== Objective ==
Leave the pictures out and retype the lines from the beginning through the line with "import plotly.graph_objects as go", both ends included.

··· Dataset extract ···

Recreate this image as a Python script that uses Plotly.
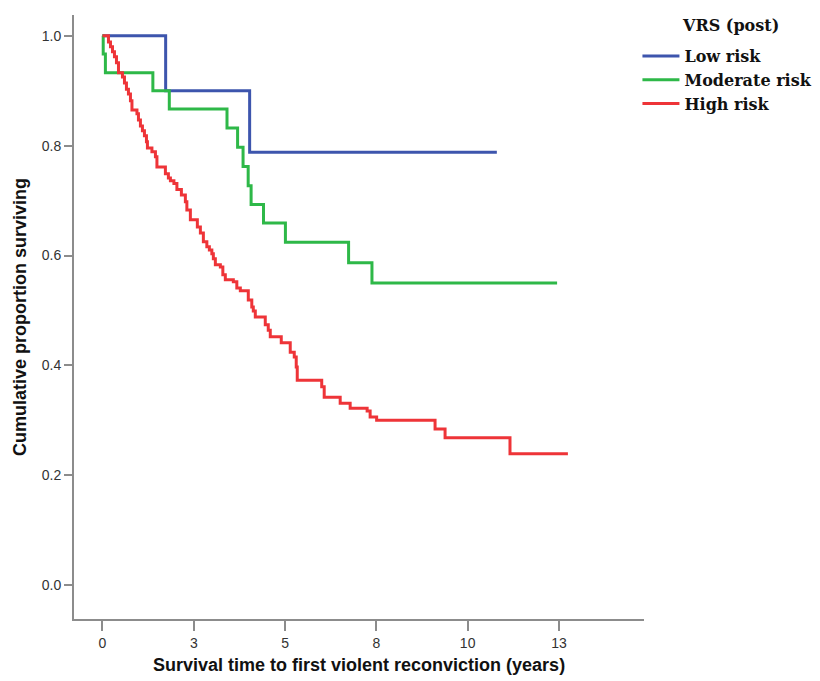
import plotly.graph_objects as go

# ---- data ----
x_tickvals = [0, 2.5, 5, 7.5, 10, 12.5]
x_ticktext = ["0", "3", "5", "8", "10", "13"]
y_tickvals = [0.0, 0.2, 0.4, 0.6, 0.8, 1.0]
y_ticktext = ["0.0", "0.2", "0.4", "0.6", "0.8", "1.0"]

low_t = [0.0, 1.73, 4.03, 10.80]
low_s = [1.0, 0.900, 0.788, 0.788]

mod_t = [0.0, 0.02, 0.08, 1.38, 1.83, 3.41, 3.70, 3.85, 3.99, 4.07, 4.41, 5.01, 6.74, 7.38, 12.45]
mod_s = [1.0, 0.967, 0.933, 0.900, 0.867, 0.832, 0.797, 0.762, 0.727, 0.693, 0.659, 0.624, 0.587, 0.550, 0.550]

high_t = [0.0, 0.164, 0.219, 0.274, 0.328, 0.383, 0.438, 0.547, 0.602, 0.656, 0.711,
          0.766, 0.807, 0.944, 0.985, 1.039, 1.094, 1.149, 1.204, 1.231, 1.354,
          1.450, 1.491, 1.723, 1.805, 1.860, 1.956, 2.038, 2.161, 2.270, 2.311,
          2.407, 2.598, 2.681, 2.763, 2.858, 2.927, 2.995, 3.036, 3.091, 3.228,
          3.296, 3.364, 3.583, 3.679, 3.775, 3.993, 4.089, 4.130, 4.185, 4.458,
          4.540, 4.595, 4.896, 5.142, 5.252, 5.306, 5.334, 6.004, 6.072, 6.510,
          6.783, 7.248, 7.330, 7.508, 9.108, 9.382, 11.160, 12.746]
high_s = [1.0, 0.989, 0.980, 0.971, 0.962, 0.951, 0.933, 0.925, 0.914, 0.903, 0.894,
          0.882, 0.865, 0.858, 0.847, 0.836, 0.827, 0.818, 0.807, 0.796, 0.789,
          0.780, 0.761, 0.749, 0.741, 0.736, 0.731, 0.720, 0.710, 0.698, 0.683,
          0.665, 0.652, 0.641, 0.625, 0.616, 0.610, 0.603, 0.594, 0.583, 0.579,
          0.565, 0.556, 0.552, 0.541, 0.536, 0.519, 0.506, 0.499, 0.488, 0.474,
          0.464, 0.452, 0.441, 0.424, 0.415, 0.397, 0.373, 0.361, 0.342, 0.331,
          0.322, 0.317, 0.306, 0.300, 0.284, 0.268, 0.239, 0.239]

series_names = ["Low risk", "Moderate risk", "High risk"]
legend_title = "VRS (post)"
colors = ["#3D55AD", "#2EB848", "#EE3438"]

fig = go.Figure()
for name, t, s, c in zip(series_names, [low_t, mod_t, high_t], [low_s, mod_s, high_s], colors):
    fig.add_trace(go.Scatter(x=t, y=s, mode="lines", name=name,
                             line=dict(color=c, width=3, shape="hv")))

axis_col = "#8c8c8c"
serif = "DejaVu Serif, Liberation Serif, serif"
fig.update_layout(
    width=820, height=681,
    paper_bgcolor="white", plot_bgcolor="white",
    margin=dict(l=66, r=184, t=7, b=70, autoexpand=False),
    font=dict(family="Liberation Sans, Arial", size=14, color="#333333"),
    xaxis=dict(range=[-0.78, 14.83], tickvals=x_tickvals, ticktext=x_ticktext,
               showgrid=False, zeroline=False, showline=True, linecolor=axis_col, linewidth=2,
               ticks="outside", ticklen=10, tickwidth=2, tickcolor=axis_col,
               tickfont=dict(size=14, color="#333333"), automargin=False),
    yaxis=dict(range=[-0.062, 1.038], tickvals=y_tickvals, ticktext=y_ticktext,
               showgrid=False, zeroline=False, showline=True, linecolor=axis_col, linewidth=2,
               ticks="outside", ticklen=8, tickwidth=2, tickcolor=axis_col,
               tickfont=dict(size=14, color="#333333"), automargin=False),
    showlegend=True,
    legend=dict(x=0.9885, y=0.9603, xanchor="left", yanchor="top", xref="paper", yref="paper",
                itemwidth=37, tracegroupgap=0,
                font=dict(family=serif, size=16, color="#111111", weight="bold"),
                bgcolor="rgba(0,0,0,0)"),
    annotations=[
        dict(text=legend_title, xref="paper", yref="paper",
             x=1.1526, y=0.9818, xanchor="center", yanchor="middle", showarrow=False,
             font=dict(family=serif, size=16, color="#111111", weight="bold")),
        dict(text="Survival time to first violent reconviction (years)", xref="paper", yref="paper",
             x=0.5, y=0, yshift=-46, xanchor="center", yanchor="middle", showarrow=False,
             font=dict(family="Liberation Sans, Arial", size=18, color="#111111", weight="bold")),
        dict(text="Cumulative proportion surviving", xref="paper", yref="paper",
             x=0, y=0.5, xshift=-54, xanchor="center", yanchor="middle", showarrow=False, textangle=-90,
             font=dict(family="Liberation Sans, Arial", size=18, color="#111111", weight="bold")),
    ],
)

fig.write_html("out.html")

···

== Full response ==
Recreate this image as a Python script that uses Plotly.
import plotly.graph_objects as go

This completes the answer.